An aqueous solution has water as the solvent, and the symbol (aq) in an equation means the substance is dissolved in water.
Soluble ionic compounds and strong acids labeled (aq) exist as separated ions in solution, which is the basis for writing net ionic equations in Topic 4.2.
Strong acids like HCl, HBr, HI, HClO₄, H₂SO₄, and HNO₃ completely ionize in aqueous solution, so [H₃O⁺] equals the initial acid concentration and pH is straightforward to calculate.
Water itself is always written H₂O(l) in equations, never H₂O(aq), because it is the solvent rather than a dissolved solute.
Water dissolves ionic compounds through ion-dipole interactions, since its polar molecules surround and separate the cations and anions.
When two aqueous solutions are mixed, use solubility rules to decide which product precipitates as a solid (s) and which ions stay dissolved as spectators.
An aqueous solution is a solution where water is the solvent, shown with the symbol (aq) in chemical equations.
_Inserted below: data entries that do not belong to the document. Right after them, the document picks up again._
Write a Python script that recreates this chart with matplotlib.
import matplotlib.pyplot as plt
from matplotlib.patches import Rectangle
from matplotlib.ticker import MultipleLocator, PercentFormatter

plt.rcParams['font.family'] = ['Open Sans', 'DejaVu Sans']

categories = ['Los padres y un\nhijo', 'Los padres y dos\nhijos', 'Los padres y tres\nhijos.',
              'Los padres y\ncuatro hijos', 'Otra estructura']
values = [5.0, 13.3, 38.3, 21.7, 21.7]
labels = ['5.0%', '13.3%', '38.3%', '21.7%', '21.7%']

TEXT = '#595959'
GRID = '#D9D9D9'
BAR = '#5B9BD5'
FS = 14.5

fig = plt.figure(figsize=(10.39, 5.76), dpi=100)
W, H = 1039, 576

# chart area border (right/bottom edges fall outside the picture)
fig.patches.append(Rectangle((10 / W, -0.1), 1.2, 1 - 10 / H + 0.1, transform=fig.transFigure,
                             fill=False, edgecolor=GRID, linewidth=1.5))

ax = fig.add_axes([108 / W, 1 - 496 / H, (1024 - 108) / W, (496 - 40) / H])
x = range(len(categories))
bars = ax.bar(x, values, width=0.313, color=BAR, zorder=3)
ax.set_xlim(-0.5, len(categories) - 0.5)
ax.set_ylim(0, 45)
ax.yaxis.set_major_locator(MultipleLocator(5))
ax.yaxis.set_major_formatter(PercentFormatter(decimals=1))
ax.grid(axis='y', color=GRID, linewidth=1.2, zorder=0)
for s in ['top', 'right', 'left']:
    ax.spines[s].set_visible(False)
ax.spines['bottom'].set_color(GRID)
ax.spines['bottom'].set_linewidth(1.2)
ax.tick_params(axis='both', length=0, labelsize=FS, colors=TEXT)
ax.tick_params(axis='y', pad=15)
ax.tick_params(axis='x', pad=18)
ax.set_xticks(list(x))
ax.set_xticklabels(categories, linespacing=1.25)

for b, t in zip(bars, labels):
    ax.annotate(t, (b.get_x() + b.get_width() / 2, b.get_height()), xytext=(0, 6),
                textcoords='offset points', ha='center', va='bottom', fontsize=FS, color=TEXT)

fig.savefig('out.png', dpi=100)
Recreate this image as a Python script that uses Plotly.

It matters because dissolved strong electrolytes exist as free ions in water, which is the foundation of net ionic equations (Topic 4.2) and pH calculations (Topic 8.2).
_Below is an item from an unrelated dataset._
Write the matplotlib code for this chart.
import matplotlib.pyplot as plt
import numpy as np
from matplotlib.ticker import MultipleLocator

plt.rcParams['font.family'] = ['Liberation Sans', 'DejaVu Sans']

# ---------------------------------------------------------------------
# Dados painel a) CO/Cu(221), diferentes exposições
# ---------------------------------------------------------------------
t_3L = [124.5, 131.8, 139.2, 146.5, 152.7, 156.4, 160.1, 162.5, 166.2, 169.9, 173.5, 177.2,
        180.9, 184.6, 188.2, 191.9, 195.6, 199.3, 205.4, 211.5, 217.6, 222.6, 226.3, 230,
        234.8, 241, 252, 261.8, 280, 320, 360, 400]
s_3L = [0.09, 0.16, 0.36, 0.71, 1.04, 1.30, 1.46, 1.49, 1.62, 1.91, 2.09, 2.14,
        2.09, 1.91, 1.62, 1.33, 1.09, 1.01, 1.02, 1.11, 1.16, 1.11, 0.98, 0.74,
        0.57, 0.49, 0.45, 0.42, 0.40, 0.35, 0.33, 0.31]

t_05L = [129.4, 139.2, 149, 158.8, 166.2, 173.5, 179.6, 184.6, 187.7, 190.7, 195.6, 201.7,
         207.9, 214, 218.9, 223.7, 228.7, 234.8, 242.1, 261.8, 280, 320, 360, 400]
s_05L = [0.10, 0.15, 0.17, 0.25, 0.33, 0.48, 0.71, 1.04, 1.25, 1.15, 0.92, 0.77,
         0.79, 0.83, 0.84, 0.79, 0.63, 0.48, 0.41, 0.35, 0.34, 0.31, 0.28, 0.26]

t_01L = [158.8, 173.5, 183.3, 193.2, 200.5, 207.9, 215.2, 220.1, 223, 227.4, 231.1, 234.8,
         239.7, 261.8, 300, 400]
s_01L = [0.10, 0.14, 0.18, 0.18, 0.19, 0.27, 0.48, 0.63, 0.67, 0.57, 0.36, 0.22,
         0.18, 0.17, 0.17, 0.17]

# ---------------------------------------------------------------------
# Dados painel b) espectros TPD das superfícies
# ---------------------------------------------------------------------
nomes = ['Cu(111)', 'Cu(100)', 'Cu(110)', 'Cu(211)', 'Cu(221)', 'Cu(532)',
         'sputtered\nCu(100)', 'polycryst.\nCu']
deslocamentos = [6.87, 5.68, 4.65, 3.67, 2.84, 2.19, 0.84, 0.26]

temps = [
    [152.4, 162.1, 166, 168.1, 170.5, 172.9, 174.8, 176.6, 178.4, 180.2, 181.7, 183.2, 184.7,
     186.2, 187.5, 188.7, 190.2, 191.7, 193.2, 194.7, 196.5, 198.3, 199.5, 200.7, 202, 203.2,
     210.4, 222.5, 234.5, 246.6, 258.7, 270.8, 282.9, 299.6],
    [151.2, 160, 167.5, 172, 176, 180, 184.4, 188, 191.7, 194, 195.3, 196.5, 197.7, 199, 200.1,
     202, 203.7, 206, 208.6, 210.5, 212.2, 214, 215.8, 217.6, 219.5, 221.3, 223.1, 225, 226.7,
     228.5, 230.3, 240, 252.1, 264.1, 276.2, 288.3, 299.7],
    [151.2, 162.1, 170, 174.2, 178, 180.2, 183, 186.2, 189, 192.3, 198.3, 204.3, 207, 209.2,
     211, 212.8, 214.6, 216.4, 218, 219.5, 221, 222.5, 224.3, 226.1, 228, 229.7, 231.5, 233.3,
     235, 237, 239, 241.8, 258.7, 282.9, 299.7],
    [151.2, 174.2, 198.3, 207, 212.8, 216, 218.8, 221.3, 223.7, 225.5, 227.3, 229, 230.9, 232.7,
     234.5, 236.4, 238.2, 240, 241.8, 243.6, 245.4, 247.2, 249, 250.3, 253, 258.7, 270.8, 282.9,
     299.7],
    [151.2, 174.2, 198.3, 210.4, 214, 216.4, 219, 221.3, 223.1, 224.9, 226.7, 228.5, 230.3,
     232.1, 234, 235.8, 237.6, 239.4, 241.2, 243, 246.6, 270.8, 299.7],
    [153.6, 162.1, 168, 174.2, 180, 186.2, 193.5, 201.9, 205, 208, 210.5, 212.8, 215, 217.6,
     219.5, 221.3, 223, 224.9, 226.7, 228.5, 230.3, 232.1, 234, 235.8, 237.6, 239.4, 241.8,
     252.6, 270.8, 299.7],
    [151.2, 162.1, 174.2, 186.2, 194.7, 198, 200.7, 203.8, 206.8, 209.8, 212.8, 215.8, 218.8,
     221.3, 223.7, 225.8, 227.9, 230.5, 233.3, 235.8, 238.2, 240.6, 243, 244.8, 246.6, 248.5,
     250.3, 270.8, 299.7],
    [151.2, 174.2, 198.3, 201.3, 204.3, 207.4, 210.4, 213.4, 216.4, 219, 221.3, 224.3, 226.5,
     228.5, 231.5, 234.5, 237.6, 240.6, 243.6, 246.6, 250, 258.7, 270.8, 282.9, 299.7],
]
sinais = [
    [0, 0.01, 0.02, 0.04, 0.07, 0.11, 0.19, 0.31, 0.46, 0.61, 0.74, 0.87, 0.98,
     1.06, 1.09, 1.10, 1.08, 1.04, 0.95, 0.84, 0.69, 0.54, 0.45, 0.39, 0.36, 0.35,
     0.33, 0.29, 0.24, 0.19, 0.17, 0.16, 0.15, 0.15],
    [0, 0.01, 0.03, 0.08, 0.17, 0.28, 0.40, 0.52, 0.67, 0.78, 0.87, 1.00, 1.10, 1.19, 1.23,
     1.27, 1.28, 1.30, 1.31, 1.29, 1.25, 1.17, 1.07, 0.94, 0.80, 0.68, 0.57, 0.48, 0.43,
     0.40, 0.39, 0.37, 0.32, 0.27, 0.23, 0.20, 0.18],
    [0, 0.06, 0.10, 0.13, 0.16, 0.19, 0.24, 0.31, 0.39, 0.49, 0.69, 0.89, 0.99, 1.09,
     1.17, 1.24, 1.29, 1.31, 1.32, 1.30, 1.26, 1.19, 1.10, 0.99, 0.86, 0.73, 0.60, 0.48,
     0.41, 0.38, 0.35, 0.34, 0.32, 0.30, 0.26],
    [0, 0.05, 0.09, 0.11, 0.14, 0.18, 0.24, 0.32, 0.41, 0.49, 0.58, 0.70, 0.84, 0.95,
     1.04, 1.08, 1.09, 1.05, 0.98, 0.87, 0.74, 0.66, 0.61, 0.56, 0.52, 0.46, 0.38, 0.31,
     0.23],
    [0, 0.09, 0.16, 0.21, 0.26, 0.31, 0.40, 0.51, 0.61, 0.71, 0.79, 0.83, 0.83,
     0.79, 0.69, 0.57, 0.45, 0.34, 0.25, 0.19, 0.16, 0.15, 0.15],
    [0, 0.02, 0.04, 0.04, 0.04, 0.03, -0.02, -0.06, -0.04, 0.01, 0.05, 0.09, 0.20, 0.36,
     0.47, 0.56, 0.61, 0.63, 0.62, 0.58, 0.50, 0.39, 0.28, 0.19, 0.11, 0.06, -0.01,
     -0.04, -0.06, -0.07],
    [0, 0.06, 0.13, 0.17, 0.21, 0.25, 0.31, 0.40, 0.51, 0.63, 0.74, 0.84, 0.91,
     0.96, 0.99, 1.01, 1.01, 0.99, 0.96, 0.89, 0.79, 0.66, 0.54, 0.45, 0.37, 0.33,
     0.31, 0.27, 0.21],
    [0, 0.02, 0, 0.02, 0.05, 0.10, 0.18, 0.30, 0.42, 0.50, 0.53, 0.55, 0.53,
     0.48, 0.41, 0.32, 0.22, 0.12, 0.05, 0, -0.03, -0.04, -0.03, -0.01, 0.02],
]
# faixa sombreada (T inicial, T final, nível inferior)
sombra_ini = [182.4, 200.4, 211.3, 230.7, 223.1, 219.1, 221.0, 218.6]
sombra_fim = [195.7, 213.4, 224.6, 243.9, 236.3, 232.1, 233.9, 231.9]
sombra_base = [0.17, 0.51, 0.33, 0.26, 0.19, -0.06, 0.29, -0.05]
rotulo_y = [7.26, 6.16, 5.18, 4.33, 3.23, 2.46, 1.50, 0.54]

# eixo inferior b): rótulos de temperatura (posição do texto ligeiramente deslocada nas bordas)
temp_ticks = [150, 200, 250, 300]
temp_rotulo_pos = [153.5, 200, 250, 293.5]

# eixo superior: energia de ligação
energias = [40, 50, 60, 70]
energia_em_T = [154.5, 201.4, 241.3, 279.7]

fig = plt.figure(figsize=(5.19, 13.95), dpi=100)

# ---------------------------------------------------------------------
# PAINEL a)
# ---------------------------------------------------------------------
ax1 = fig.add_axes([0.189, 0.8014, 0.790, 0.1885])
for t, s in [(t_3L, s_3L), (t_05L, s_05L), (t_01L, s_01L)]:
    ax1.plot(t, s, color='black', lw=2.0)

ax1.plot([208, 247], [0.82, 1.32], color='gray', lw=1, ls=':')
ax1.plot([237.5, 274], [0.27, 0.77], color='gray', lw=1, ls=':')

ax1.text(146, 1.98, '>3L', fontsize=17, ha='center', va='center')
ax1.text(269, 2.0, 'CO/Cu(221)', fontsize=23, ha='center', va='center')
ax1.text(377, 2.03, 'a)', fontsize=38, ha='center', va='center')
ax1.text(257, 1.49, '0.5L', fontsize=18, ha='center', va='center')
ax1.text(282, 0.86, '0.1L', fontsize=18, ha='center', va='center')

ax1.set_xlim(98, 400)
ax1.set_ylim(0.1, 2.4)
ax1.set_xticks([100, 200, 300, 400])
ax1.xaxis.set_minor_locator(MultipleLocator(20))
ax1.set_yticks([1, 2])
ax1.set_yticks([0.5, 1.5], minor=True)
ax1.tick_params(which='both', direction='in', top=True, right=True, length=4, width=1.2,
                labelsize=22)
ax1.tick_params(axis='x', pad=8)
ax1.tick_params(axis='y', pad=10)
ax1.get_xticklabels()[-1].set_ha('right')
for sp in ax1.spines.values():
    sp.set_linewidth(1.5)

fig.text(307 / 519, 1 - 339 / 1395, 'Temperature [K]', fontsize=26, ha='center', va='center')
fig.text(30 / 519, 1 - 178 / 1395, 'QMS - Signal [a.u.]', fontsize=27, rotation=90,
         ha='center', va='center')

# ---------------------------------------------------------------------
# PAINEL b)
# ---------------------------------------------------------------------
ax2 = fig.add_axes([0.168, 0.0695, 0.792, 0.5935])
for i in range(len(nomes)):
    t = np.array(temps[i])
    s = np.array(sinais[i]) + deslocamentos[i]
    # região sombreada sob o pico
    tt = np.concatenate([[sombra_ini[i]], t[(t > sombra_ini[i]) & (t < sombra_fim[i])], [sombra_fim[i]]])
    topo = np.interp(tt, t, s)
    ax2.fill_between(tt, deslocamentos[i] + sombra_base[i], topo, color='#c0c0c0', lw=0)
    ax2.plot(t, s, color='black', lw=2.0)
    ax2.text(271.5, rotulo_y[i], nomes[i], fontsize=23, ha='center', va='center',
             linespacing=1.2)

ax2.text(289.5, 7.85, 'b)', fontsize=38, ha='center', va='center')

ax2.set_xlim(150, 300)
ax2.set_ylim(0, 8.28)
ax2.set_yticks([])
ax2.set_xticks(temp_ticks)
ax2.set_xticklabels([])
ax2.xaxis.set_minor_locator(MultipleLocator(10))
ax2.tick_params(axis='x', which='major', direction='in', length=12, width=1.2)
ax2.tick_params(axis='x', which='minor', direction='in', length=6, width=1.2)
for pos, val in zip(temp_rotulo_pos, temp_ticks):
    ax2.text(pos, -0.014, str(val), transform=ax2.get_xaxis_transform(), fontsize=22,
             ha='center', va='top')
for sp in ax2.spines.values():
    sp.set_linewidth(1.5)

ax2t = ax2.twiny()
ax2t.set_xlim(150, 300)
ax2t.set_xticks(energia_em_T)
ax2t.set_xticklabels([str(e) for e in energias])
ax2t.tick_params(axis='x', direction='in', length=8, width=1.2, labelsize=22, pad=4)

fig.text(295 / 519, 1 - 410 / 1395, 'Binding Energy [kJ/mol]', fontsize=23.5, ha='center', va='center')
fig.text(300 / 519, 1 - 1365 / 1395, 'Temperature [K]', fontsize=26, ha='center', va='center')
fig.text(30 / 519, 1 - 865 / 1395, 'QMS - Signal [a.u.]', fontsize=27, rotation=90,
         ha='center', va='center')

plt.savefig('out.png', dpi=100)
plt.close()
No. (l) means a pure liquid like H₂O(l), while (aq) means a substance dissolved in water like NaCl(aq). In the 2021 FRQ equation HCOOH(aq) + H₂O(l) ⇌ H₃O⁺(aq) + HCOO⁻(aq), the acid is dissolved but water, the solvent, is a pure liquid.
No, only strong electrolytes do. Soluble ionic compounds and strong acids and bases fully dissociate, but weak acids like HCOOH(aq) stay mostly intact as molecules, with only a small fraction ionizing. That's why weak acids are written as whole molecules in net ionic equations.
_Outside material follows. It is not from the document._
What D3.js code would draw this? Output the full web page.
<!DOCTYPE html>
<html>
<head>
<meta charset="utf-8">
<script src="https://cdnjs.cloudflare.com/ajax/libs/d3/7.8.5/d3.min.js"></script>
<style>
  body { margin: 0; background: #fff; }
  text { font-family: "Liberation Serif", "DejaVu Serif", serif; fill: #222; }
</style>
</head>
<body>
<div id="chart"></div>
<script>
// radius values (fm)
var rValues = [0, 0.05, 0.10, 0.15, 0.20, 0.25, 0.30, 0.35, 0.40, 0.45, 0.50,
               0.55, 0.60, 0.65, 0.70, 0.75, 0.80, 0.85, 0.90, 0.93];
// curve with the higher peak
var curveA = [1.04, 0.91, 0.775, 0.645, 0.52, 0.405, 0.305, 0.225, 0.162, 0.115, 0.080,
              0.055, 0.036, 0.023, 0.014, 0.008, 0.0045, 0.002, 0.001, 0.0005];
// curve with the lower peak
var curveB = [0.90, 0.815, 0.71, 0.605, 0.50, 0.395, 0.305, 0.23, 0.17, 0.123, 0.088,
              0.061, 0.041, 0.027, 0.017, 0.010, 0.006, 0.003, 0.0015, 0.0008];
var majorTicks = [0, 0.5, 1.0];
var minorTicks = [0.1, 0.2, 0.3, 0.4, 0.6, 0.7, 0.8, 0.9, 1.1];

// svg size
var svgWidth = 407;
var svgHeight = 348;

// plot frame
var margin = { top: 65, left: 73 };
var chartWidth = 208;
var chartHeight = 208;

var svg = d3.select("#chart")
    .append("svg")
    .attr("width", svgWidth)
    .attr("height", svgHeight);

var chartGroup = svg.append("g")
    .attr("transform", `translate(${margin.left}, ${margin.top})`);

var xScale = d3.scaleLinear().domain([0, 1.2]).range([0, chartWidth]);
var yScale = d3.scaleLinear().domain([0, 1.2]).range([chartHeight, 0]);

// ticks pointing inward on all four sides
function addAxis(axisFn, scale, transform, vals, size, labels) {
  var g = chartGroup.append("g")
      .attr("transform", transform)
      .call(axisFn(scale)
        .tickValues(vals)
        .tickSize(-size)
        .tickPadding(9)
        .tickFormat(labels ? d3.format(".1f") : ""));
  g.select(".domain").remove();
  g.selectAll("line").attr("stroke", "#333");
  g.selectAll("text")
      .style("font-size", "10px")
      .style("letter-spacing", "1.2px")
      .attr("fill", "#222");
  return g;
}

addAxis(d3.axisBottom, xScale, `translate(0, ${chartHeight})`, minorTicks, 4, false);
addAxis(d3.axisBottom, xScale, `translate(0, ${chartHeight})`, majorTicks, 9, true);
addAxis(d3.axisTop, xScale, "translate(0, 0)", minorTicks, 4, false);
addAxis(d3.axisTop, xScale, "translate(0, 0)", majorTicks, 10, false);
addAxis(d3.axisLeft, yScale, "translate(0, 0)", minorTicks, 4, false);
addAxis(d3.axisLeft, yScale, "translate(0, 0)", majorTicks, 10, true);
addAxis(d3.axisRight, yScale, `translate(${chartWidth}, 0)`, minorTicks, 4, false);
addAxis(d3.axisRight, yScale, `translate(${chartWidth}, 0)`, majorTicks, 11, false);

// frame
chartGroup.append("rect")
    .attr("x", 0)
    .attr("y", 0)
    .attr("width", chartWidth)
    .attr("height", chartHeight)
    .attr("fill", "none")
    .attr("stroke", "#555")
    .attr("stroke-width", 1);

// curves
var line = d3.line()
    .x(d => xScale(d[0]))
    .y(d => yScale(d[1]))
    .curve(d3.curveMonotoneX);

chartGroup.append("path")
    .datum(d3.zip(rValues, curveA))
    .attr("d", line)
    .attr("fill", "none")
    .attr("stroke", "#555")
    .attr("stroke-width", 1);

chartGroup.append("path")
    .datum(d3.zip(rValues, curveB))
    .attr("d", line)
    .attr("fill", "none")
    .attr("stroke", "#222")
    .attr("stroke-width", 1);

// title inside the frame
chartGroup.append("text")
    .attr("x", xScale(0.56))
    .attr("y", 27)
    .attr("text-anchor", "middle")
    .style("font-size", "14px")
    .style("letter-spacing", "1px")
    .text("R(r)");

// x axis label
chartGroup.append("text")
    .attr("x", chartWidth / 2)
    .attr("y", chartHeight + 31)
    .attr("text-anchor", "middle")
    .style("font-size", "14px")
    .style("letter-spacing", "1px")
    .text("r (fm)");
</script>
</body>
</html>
Per EK 8.2.A.1, strong acids like HCl and HNO₃ donate their protons completely to water, producing hydronium ions and the conjugate base. That means the H₃O⁺ concentration equals the original acid concentration, so the pH of 0.010 M HCl is simply 2.0.
Use solubility rules. If the compound formed is soluble in water, label it (aq) and its ions are spectators that cancel out. If it's insoluble, label it (s) because it precipitates, and it stays in your net ionic equation, like AgCl(s) when silver nitrate and potassium chloride solutions mix.